Barbara Whitehead has written a wonderful essay in The Public Interest called A Nation in Debt which depicts the creation of a new American class system with only two classes: The Investor Class and The Lottery Class.
The investor class, with ample access to institutions that foster wealth-building discipline, is served by a bevy of insurance agents, tax lawyers, stockbrokers, tax accountants, deferred compensation experts and investment bankers. They are likely to work in organizations with 401(k) plans, profit-sharing, Keogh plans, deferred income compensation and retirement savings programs. The lottery class, on the other hand, works in jobs that offer few pro-thrift benefits. As of 2004, seventy million of America’s 153 million wage earners worked for employers without a retirement plan. Rather than being courted by investment firms, they are targets of modern-day, made-to-look-respectable loan sharks. Tens of millions of working Americans who might join the class of savers and investors under more favorable circumstances are being recruited into a burgeoning population of debtors and bettors.

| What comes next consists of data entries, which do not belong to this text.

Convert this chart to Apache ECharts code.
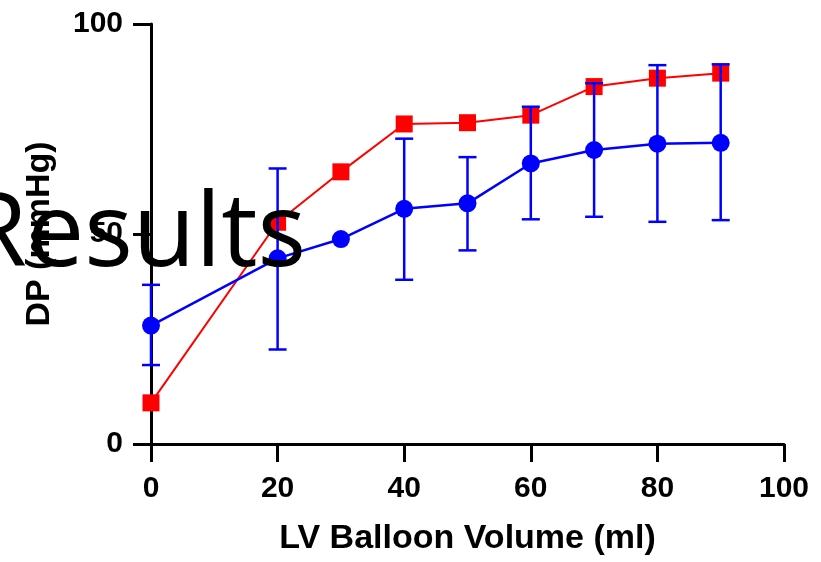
<!DOCTYPE html>
<html>
<head>
<meta charset="utf-8">
<style>
  html, body { margin: 0; padding: 0; background: #ffffff; }
  #chart { width: 821px; height: 562px; }
</style>
<script src="https://cdn.jsdelivr.net/npm/echarts@6/dist/echarts.min.js"></script>
</head>
<body>
<div id="chart"></div>
<script>
// Balloon volumes (ml)
const volumes = [0, 20, 30, 40, 50, 60, 70, 80, 90];
// Developed pressure, red series (mmHg)
const redDP = [9.8, 52.8, 64.8, 76.2, 76.5, 78.3, 85.1, 87.1, 88.3];
// Developed pressure, blue series (mmHg) with error bar limits
const blueDP = [28.2, 44.2, 48.8, 56.0, 57.3, 66.8, 70.0, 71.5, 71.7];
const blueUpper = [37.9, 65.6, null, 72.7, 68.3, 80.3, 85.9, 90.2, 90.4];
const blueLower = [18.8, 22.5, null, 39.1, 46.1, 53.5, 54.1, 52.9, 53.3];
// Axis ticks
const xTicks = [0, 20, 40, 60, 80, 100];
const yTicks = [0, 50, 100];

const labelFont = '"Liberation Sans", Arial, sans-serif';

const redData = volumes.map((v, i) => [v, redDP[i]]);
const blueData = volumes.map((v, i) => [v, blueDP[i]]);
const errData = volumes
  .map((v, i) => [v, blueLower[i], blueUpper[i]])
  .filter(d => d[1] != null && d[2] != null);

const chart = echarts.init(document.getElementById('chart'), null, { renderer: 'canvas' });

chart.setOption({
  animation: false,
  backgroundColor: '#ffffff',
  title: {
    text: 'Results',
    left: -36,
    top: 186,
    padding: 0,
    z: 10,
    textStyle: {
      fontFamily: '"Open Sans", "Noto Sans", sans-serif',
      fontWeight: 'normal',
      fontSize: 102,
      color: '#000000'
    }
  },
  grid: { left: 151, right: 37, top: 24, bottom: 118, containLabel: false },
  xAxis: {
    type: 'value',
    min: xTicks[0],
    max: xTicks[xTicks.length - 1],
    interval: xTicks[1] - xTicks[0],
    name: 'LV Balloon Volume (ml)',
    nameLocation: 'middle',
    nameGap: 78,
    nameTextStyle: { fontFamily: labelFont, fontWeight: 'bold', fontSize: 34, color: '#000' },
    axisLine: { show: true, onZero: false, lineStyle: { color: '#000', width: 3 } },
    axisTick: { show: true, length: 18, lineStyle: { color: '#000', width: 3 } },
    axisLabel: { margin: 30, fontFamily: labelFont, fontWeight: 'bold', fontSize: 30, color: '#000' },
    splitLine: { show: false }
  },
  yAxis: {
    type: 'value',
    min: yTicks[0],
    max: yTicks[yTicks.length - 1],
    interval: yTicks[1] - yTicks[0],
    name: 'DP (mmHg)',
    nameLocation: 'middle',
    nameGap: 94,
    nameTextStyle: { fontFamily: labelFont, fontWeight: 'bold', fontSize: 34, color: '#000' },
    axisLine: { show: true, onZero: false, lineStyle: { color: '#000', width: 3 } },
    axisTick: { show: true, length: 18, lineStyle: { color: '#000', width: 3 } },
    axisLabel: { margin: 28, fontFamily: labelFont, fontWeight: 'bold', fontSize: 30, color: '#000' },
    splitLine: { show: false }
  },
  series: [
    {
      type: 'line',
      data: redData,
      symbol: 'rect',
      symbolSize: 17,
      clip: false,
      itemStyle: { color: '#ff0000' },
      lineStyle: { color: '#ff0000', width: 2 },
      z: 2
    },
    {
      type: 'line',
      data: blueData,
      symbol: 'circle',
      symbolSize: 18,
      clip: false,
      itemStyle: { color: '#0000ff' },
      lineStyle: { color: '#0000ff', width: 2.5 },
      z: 3
    },
    {
      type: 'custom',
      data: errData,
      clip: false,
      z: 4,
      renderItem: function (params, api) {
        const x = api.value(0);
        const lo = api.coord([x, api.value(1)]);
        const hi = api.coord([x, api.value(2)]);
        const half = 9;
        const style = { stroke: '#0000ff', lineWidth: 2.5 };
        return {
          type: 'group',
          children: [
            { type: 'line', shape: { x1: lo[0], y1: lo[1], x2: hi[0], y2: hi[1] }, style: style },
            { type: 'line', shape: { x1: hi[0] - half, y1: hi[1], x2: hi[0] + half, y2: hi[1] }, style: style },
            { type: 'line', shape: { x1: lo[0] - half, y1: lo[1], x2: lo[0] + half, y2: lo[1] }, style: style }
          ]
        };
      }
    }
  ]
});
</script>
</body>
</html>
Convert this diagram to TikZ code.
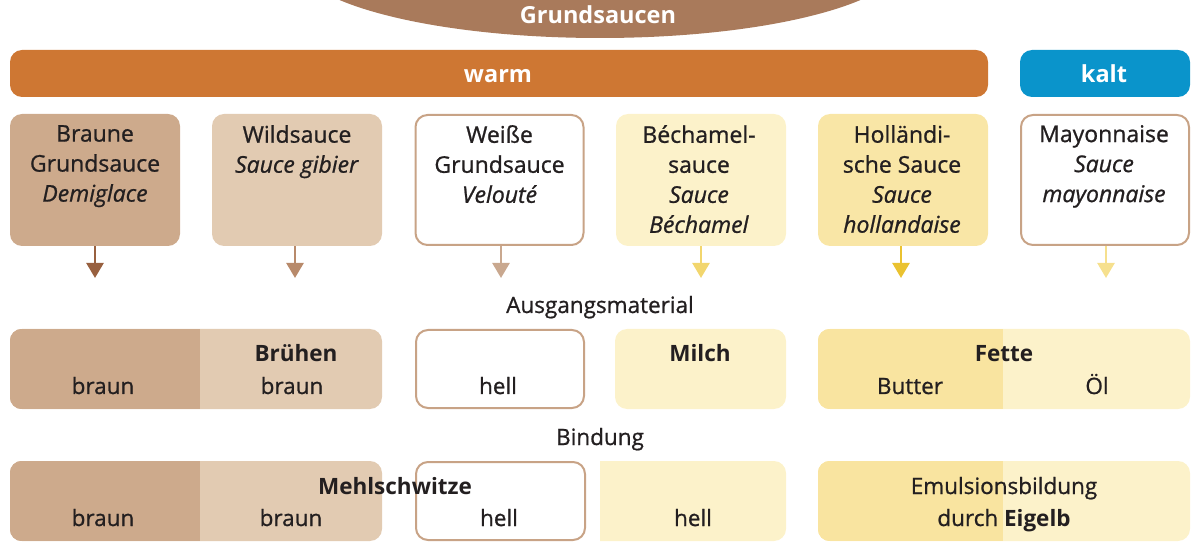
\documentclass[tikz,border=0pt]{standalone}
\usepackage{fontspec}
\setmainfont{Open Sans}[FakeBold=0.9, BoldFeatures={FakeBold=0}]
\usetikzlibrary{arrows.meta,shapes.geometric}
\definecolor{txtc}{HTML}{231F20}
\definecolor{ellc}{HTML}{A97A5B}
\definecolor{warmc}{HTML}{CE7733}
\definecolor{kaltc}{HTML}{0A94CB}
\definecolor{tandark}{HTML}{CDAA8C}
\definecolor{tanlight}{HTML}{E2CBB2}
\definecolor{bordc}{HTML}{C8A386}
\definecolor{yellight}{HTML}{FCF2CA}
\definecolor{yeldark}{HTML}{F9E4A0}
\definecolor{arrA}{HTML}{98603F}
\definecolor{arrB}{HTML}{B88A6B}
\definecolor{arrC}{HTML}{C9A88F}
\definecolor{arrD}{HTML}{F2D66E}
\definecolor{arrE}{HTML}{EAC230}
\definecolor{arrF}{HTML}{F6E08E}
\begin{document}
\begin{tikzpicture}[x=1pt,y=-1pt,
  topbox/.style={rectangle, rounded corners=12pt, minimum width=170pt, minimum height=132pt, inner sep=0pt},
  whitebox/.style={rectangle, rounded corners=12pt, fill=white, draw=bordc, line width=2pt, inner sep=0pt},
  flatbox/.style={rectangle, rounded corners=12pt, inner sep=0pt},
  bar/.style={rectangle, rounded corners=12pt, minimum height=47pt, inner sep=0pt},
  txt/.style={text=txtc, font=\fontsize{23}{30}\selectfont, inner sep=0pt, align=center},
  lbl/.style={text=txtc, font=\fontsize{22.5}{28}\selectfont, inner sep=0pt, anchor=base},
  blbl/.style={lbl, font=\fontsize{22.5}{28}\selectfont\bfseries},
  wlbl/.style={text=white, font=\fontsize{23.5}{28}\selectfont\bfseries, inner sep=0pt, anchor=base},
  arr/.style={line width=2.5pt, -{Triangle[width=17pt,length=15pt]}}
]
\useasboundingbox (0,0) rectangle (1200,553);

% header ellipse
\node[ellipse, fill=ellc, minimum width=612pt, minimum height=160pt, inner sep=0pt] (ell) at (600,-42) {};
\node[wlbl] (ellt) at (598,24) {Grundsaucen};

% bars
\node[bar, fill=warmc, minimum width=978pt] (warm) at (499,73.5) {};
\node[wlbl] (warmt) at (498,83) {warm};
\node[bar, fill=kaltc, minimum width=170pt] (kalt) at (1105,73.5) {};
\node[wlbl] (kaltt) at (1104,83) {kalt};

% top boxes
\node[topbox, fill=tandark] (b1) at (95,180) {};
\node[topbox, fill=tanlight] (b2) at (297,180) {};
\node[whitebox, minimum width=168pt, minimum height=130pt] (b3) at (499.5,180) {};
\node[topbox, fill=yellight] (b4) at (701,180) {};
\node[topbox, fill=yeldark!85!yellight] (b5) at (903,180) {};
\node[whitebox, minimum width=168pt, minimum height=130pt] (b6) at (1105,180) {};

\node[txt, anchor=north] (t1) at (95,125) {Braune\\Grundsauce\\\textit{Demiglace}};
\node[txt, anchor=north] (t2) at (297,125) {Wildsauce\\\textit{Sauce gibier}};
\node[txt, anchor=north] (t3) at (499.5,125) {Weiße\\Grundsauce\\\textit{Velouté}};
\node[txt, anchor=north] (t4) at (699,125) {Béchamel-\\sauce\\\textit{Sauce}\\\textit{Béchamel}};
\node[txt, anchor=north] (t5) at (902,125) {Holländi-\\sche Sauce\\\textit{Sauce}\\\textit{hollandaise}};
\node[txt, anchor=north] (t6) at (1104,125) {Mayonnaise\\\textit{Sauce}\\\textit{mayonnaise}};

% arrows
\coordinate (a1) at (95,278);
\coordinate (a2) at (295,278);
\coordinate (a3) at (501,278);
\coordinate (a4) at (701,278);
\coordinate (a5) at (901,278);
\coordinate (a6) at (1106,278);
\draw[arr, arrA] (b1.south -| a1) -- (a1);
\draw[arr, arrB] (b2.south -| a2) -- (a2);
\draw[arr, arrC] (b3.south -| a3) -- (a3);
\draw[arr, arrD] (b4.south -| a4) -- (a4);
\draw[arr, arrE] (b5.south -| a5) -- (a5);
\draw[arr, arrF] (b6.south -| a6) -- (a6);

\node[lbl] (aus) at (600,313) {Ausgangsmaterial};
\node[lbl] (bind) at (600,445) {Bindung};

% row 2
\node[flatbox, fill=tanlight, minimum width=372pt, minimum height=80pt] (r2a) at (196,369) {};
\begin{scope}
  \clip[rounded corners=12pt] (r2a.north west) rectangle (r2a.south east);
  \fill[tandark] (r2a.north west) rectangle (200,409);
\end{scope}
\node[whitebox, minimum width=168pt, minimum height=78pt] (r2b) at (500,369) {};
\node[flatbox, fill=yellight, minimum width=171pt, minimum height=80pt] (r2c) at (700.5,369) {};
\node[flatbox, fill=yellight, minimum width=372pt, minimum height=80pt] (r2d) at (1004,369) {};
\begin{scope}
  \clip[rounded corners=12pt] (r2d.north west) rectangle (r2d.south east);
  \fill[yeldark] (r2d.north west) rectangle (1003,409);
\end{scope}

\node[lbl] (r2t1) at (103,394) {braun};
\node[blbl] (r2t2) at (296,362) {Brühen};
\node[lbl] (r2t3) at (292,394) {braun};
\node[lbl] (r2t4) at (498,394) {hell};
\node[blbl] (r2t5) at (700,362) {Milch};
\node[blbl] (r2t6) at (1004,362) {Fette};
\node[lbl] (r2t7) at (910,394) {Butter};
\node[lbl] (r2t8) at (1097,394) {Öl};

% row 3
\node[flatbox, fill=tanlight, minimum width=372pt, minimum height=80pt] (r3a) at (196,501) {};
\begin{scope}
  \clip[rounded corners=12pt] (r3a.north west) rectangle (r3a.south east);
  \fill[tandark] (r3a.north west) rectangle (200,541);
\end{scope}
\node[whitebox, minimum width=169pt, minimum height=78pt] (r3b) at (500.5,501) {};
\begin{scope}
  \clip (600,450) rectangle (800,550);
  \node[flatbox, fill=yellight, minimum width=200pt, minimum height=80pt] (r3c) at (686,501) {};
\end{scope}
\node[flatbox, fill=yellight, minimum width=372pt, minimum height=80pt] (r3d) at (1004,501) {};
\begin{scope}
  \clip[rounded corners=12pt] (r3d.north west) rectangle (r3d.south east);
  \fill[yeldark] (r3d.north west) rectangle (1003,541);
\end{scope}

\node[blbl] (r3t0) at (395,494) {Mehlschwitze};
\node[lbl] (r3t1) at (103,526) {braun};
\node[lbl] (r3t2) at (291,526) {braun};
\node[lbl] (r3t3) at (499,526) {hell};
\node[lbl] (r3t4) at (693,526) {hell};
\node[lbl] (r3t5) at (1004,494) {Emulsionsbildung};
\node[lbl] (r3t6) at (1004,526) {durch \textbf{Eigelb}};
\end{tikzpicture}
\end{document}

The lottery class is the target of three major instutions: Credit card lenders, Payday lenders and State Lotteries. A country created on the idea of thrift, enshrined in the sayings of Benjamin Franklin, has now created a society of anti-thrift, in which 70 million wage earners are encouraged to go deep into debt, pay usurious interest rates for short term loans and bet their future on a state lottery ticket. As you can see by the chart at the top, lottery ticket purchases skew totally towards the lowest income cohort. This lottery haul is close to $60 billion a year. Payday lenders service about 15 million Americans a month at an annual interest rate of between 300-400 percent. And then there are the credit card companies, who were just doing their part to “democratize credit.”
This democratization of credit, however, led to the widespread propagation of debt. Between 1989 and 2001, credit card debt almost tripled, from $238 billion to $692 billion. By fall of 2007, the amount of revolving consumer credit had reached $937.5 billion, a 7 percent increase over the previous year.
These companies in the sub-prime credit market collected $17.1 billion in late fees last year. Clearly, the current credit crisis is demonstrating this is unsustainable. Back in January, I wrote about the problem of America’s negative savings rate and remarked about John Kenneth Galbraith’s concern about the consumption culture we were creating.
Galbraith’s assertion that the perfection of modern advertising in creating desire for products we didn’t know we needed puts the modern American member of the middle class in the position of the gerbil on the tread wheel: running faster and faster, but making no progress in relation to his neighbors.
Barbara Whitehead has some good ideas for reform in her article, including usury laws and lottery reform. But until we address our current addiction to spending more than we can afford–driven by relentless brilliant advertising–we aren’t going to get to the root of the problem. My first suggestion is to make only 50% of a company’s advertising and marketing expenses deductible for tax purposes, in the same way that only 50% of business entertainment expenses are deductible.